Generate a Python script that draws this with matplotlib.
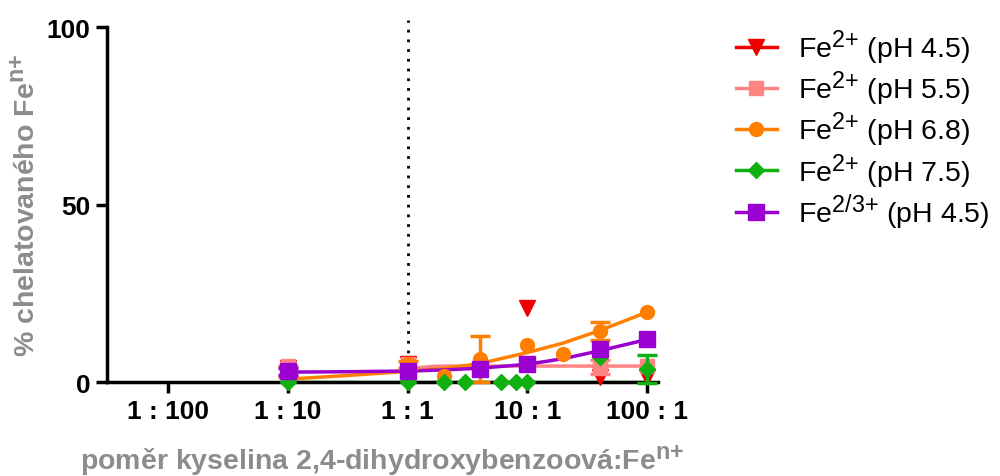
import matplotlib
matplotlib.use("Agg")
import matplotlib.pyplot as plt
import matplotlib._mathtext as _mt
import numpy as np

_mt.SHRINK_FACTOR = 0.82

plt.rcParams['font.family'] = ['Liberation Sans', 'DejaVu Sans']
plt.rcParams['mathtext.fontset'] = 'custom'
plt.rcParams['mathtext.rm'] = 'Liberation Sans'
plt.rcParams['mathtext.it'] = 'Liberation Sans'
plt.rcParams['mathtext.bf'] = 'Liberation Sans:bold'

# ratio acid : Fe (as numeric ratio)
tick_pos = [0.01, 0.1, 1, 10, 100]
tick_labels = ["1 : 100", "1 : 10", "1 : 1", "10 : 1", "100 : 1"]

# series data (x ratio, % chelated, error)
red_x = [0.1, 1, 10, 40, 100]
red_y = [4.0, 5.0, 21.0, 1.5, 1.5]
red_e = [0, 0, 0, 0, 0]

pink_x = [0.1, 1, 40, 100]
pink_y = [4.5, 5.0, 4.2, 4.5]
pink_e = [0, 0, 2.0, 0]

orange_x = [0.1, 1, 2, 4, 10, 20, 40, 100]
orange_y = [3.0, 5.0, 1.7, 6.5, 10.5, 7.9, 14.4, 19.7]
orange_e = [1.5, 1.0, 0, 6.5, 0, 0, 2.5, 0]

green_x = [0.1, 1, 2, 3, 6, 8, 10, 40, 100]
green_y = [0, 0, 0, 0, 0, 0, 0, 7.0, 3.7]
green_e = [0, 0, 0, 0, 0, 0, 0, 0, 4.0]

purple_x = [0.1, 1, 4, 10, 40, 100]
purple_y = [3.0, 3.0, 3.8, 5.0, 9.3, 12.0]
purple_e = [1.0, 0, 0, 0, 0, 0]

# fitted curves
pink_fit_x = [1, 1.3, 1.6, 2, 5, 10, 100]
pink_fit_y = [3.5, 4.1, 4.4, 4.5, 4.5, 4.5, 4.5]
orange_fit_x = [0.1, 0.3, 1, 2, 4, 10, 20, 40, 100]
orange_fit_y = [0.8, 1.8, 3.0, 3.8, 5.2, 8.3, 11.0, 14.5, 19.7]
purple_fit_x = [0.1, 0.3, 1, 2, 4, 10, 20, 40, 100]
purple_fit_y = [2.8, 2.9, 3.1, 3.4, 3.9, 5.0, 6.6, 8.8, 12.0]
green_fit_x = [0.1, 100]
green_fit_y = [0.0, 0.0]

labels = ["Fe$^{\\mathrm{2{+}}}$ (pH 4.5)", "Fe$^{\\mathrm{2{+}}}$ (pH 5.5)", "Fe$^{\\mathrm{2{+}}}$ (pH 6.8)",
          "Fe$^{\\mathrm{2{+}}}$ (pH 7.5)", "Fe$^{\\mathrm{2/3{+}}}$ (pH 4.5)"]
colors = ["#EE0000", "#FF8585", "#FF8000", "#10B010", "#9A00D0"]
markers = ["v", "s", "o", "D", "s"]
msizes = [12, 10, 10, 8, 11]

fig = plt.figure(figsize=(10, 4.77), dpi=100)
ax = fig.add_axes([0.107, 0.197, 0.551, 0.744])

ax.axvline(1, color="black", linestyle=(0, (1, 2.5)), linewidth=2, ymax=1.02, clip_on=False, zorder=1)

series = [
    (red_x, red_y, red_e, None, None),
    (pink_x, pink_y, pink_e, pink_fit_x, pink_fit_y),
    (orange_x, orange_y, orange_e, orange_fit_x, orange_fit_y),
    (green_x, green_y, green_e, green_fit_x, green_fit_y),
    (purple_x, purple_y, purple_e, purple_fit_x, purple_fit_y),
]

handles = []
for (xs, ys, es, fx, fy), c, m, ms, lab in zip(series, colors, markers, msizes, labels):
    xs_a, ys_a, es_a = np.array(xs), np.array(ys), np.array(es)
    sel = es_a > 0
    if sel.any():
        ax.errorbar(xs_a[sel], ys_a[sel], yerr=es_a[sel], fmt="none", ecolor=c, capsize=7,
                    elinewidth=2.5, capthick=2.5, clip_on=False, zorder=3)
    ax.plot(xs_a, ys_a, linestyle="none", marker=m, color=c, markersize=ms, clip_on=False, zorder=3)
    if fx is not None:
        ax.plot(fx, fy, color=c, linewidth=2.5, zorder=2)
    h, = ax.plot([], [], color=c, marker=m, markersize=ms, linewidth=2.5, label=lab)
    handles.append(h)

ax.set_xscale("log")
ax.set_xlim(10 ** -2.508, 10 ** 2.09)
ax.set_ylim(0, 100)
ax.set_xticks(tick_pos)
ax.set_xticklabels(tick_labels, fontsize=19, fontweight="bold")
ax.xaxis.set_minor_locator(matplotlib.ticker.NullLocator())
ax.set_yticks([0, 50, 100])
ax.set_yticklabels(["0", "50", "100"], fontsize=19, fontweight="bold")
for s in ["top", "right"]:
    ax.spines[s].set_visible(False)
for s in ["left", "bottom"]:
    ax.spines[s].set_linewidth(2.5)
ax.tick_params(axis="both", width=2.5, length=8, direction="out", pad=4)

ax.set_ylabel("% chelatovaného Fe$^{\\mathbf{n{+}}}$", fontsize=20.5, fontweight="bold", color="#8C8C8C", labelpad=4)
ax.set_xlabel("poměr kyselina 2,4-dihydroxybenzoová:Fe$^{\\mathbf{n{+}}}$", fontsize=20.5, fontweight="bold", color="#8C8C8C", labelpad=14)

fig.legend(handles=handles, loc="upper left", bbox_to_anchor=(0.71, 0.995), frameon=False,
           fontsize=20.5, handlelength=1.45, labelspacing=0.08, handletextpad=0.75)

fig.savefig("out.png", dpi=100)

----------------------------------------

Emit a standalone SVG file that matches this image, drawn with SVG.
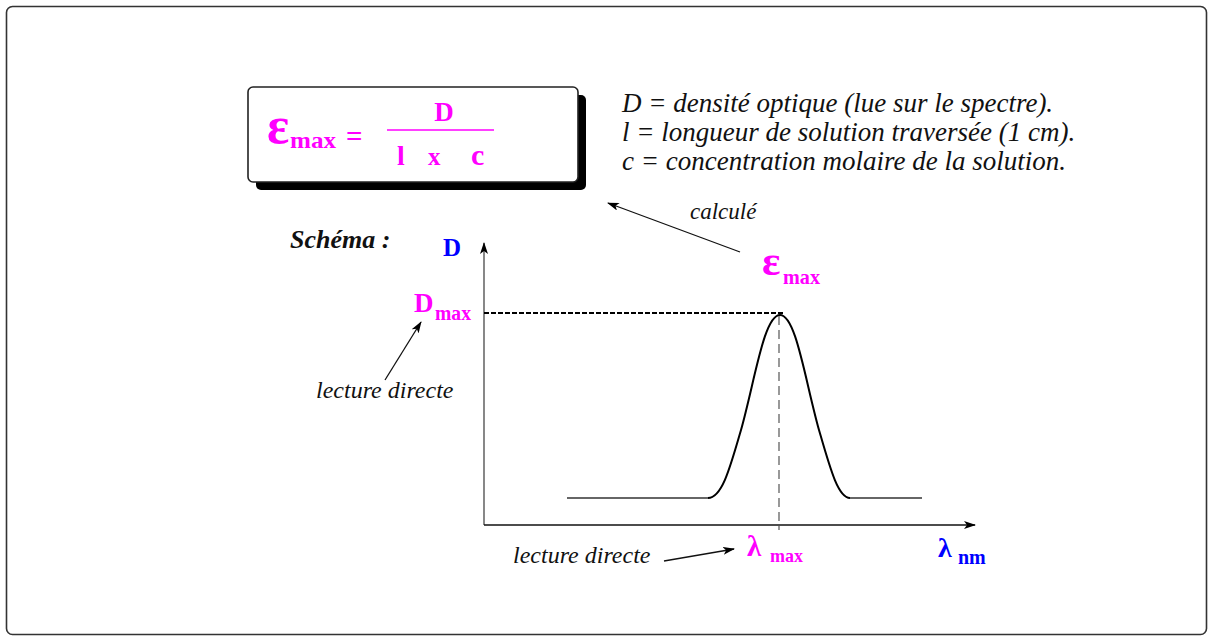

----------------------------------------

# Problem to solve
Quote the lines above exactly, starting with the one that has "Generate a Python" and ending with the one that has "msizes = [12, 10, 10, 8, 11]"; drop the pictures and include nothing else.

# Response to the exercise
Generate a Python script that draws this with matplotlib.
import matplotlib
matplotlib.use("Agg")
import matplotlib.pyplot as plt
import matplotlib._mathtext as _mt
import numpy as np

_mt.SHRINK_FACTOR = 0.82

plt.rcParams['font.family'] = ['Liberation Sans', 'DejaVu Sans']
plt.rcParams['mathtext.fontset'] = 'custom'
plt.rcParams['mathtext.rm'] = 'Liberation Sans'
plt.rcParams['mathtext.it'] = 'Liberation Sans'
plt.rcParams['mathtext.bf'] = 'Liberation Sans:bold'

# ratio acid : Fe (as numeric ratio)
tick_pos = [0.01, 0.1, 1, 10, 100]
tick_labels = ["1 : 100", "1 : 10", "1 : 1", "10 : 1", "100 : 1"]

# series data (x ratio, % chelated, error)
red_x = [0.1, 1, 10, 40, 100]
red_y = [4.0, 5.0, 21.0, 1.5, 1.5]
red_e = [0, 0, 0, 0, 0]

pink_x = [0.1, 1, 40, 100]
pink_y = [4.5, 5.0, 4.2, 4.5]
pink_e = [0, 0, 2.0, 0]

orange_x = [0.1, 1, 2, 4, 10, 20, 40, 100]
orange_y = [3.0, 5.0, 1.7, 6.5, 10.5, 7.9, 14.4, 19.7]
orange_e = [1.5, 1.0, 0, 6.5, 0, 0, 2.5, 0]

green_x = [0.1, 1, 2, 3, 6, 8, 10, 40, 100]
green_y = [0, 0, 0, 0, 0, 0, 0, 7.0, 3.7]
green_e = [0, 0, 0, 0, 0, 0, 0, 0, 4.0]

purple_x = [0.1, 1, 4, 10, 40, 100]
purple_y = [3.0, 3.0, 3.8, 5.0, 9.3, 12.0]
purple_e = [1.0, 0, 0, 0, 0, 0]

# fitted curves
pink_fit_x = [1, 1.3, 1.6, 2, 5, 10, 100]
pink_fit_y = [3.5, 4.1, 4.4, 4.5, 4.5, 4.5, 4.5]
orange_fit_x = [0.1, 0.3, 1, 2, 4, 10, 20, 40, 100]
orange_fit_y = [0.8, 1.8, 3.0, 3.8, 5.2, 8.3, 11.0, 14.5, 19.7]
purple_fit_x = [0.1, 0.3, 1, 2, 4, 10, 20, 40, 100]
purple_fit_y = [2.8, 2.9, 3.1, 3.4, 3.9, 5.0, 6.6, 8.8, 12.0]
green_fit_x = [0.1, 100]
green_fit_y = [0.0, 0.0]

labels = ["Fe$^{\\mathrm{2{+}}}$ (pH 4.5)", "Fe$^{\\mathrm{2{+}}}$ (pH 5.5)", "Fe$^{\\mathrm{2{+}}}$ (pH 6.8)",
          "Fe$^{\\mathrm{2{+}}}$ (pH 7.5)", "Fe$^{\\mathrm{2/3{+}}}$ (pH 4.5)"]
colors = ["#EE0000", "#FF8585", "#FF8000", "#10B010", "#9A00D0"]
markers = ["v", "s", "o", "D", "s"]
msizes = [12, 10, 10, 8, 11]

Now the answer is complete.